Le Conseil de développement se penchera dans les prochaines semaines plus en profondeur sur cette question dans un groupe de travail dédié. 

 


Pour conclure, le regard des grands témoins 

Valérie Flicoteaux souligne que, bien que les conseils de développement aient travaillé séparément, leurs conclusions convergent. Elle observe une évolution dans le modèle de développement urbain, influencée par les crises climatiques et la nécessité de repenser les pratiques. Elle met en avant un moment crucial où la réflexion doit partir des territoires et impliquer davantage les citoyens dans les discussions. Les conseils de développement peuvent être des outils clés pour collaborer de manière plus efficace. 
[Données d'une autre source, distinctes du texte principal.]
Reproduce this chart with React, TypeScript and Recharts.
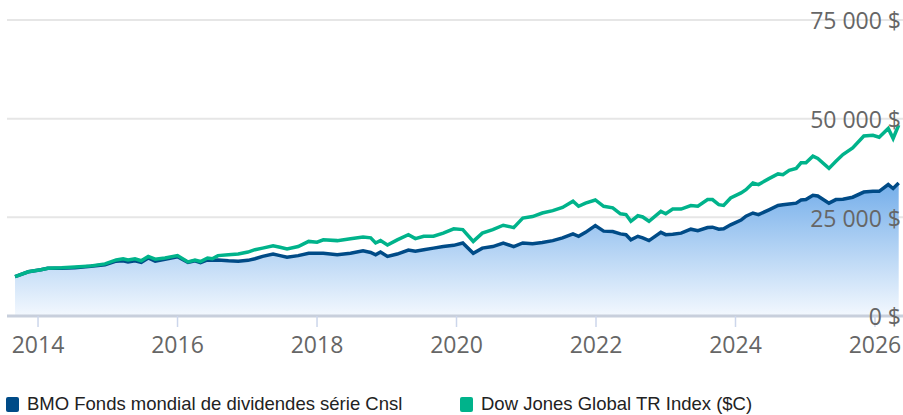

François Leclercq aborde deux aspects importants : 

  • Le travail et son influence sur l’évolution des villes depuis le 19e siècle. Il souligne la nécessité de comprendre comment les changements dans la structure du travail, en particulier en lien avec la réindustrialisation, vont impacter les villes et les villages. 

  • La question de la sous-occupation des logements, comme à Saint-Malo, où une grande proportion de logements possède une pièce supplémentaire inutilisée. Il s’interroge sur les moyens de créer une mobilité résidentielle sans contraindre les résidents, évoquant le dilemme de l’utilisation optimale des mètres carrés existants. 

François Leclercq mentionne que les sujets de réflexion sont variés, allant de la construction dans les zones commerciales, adaptée aux changements de consommation, à la gestion des sous-occupations. Il encourage à poursuivre ces réflexions ensemble.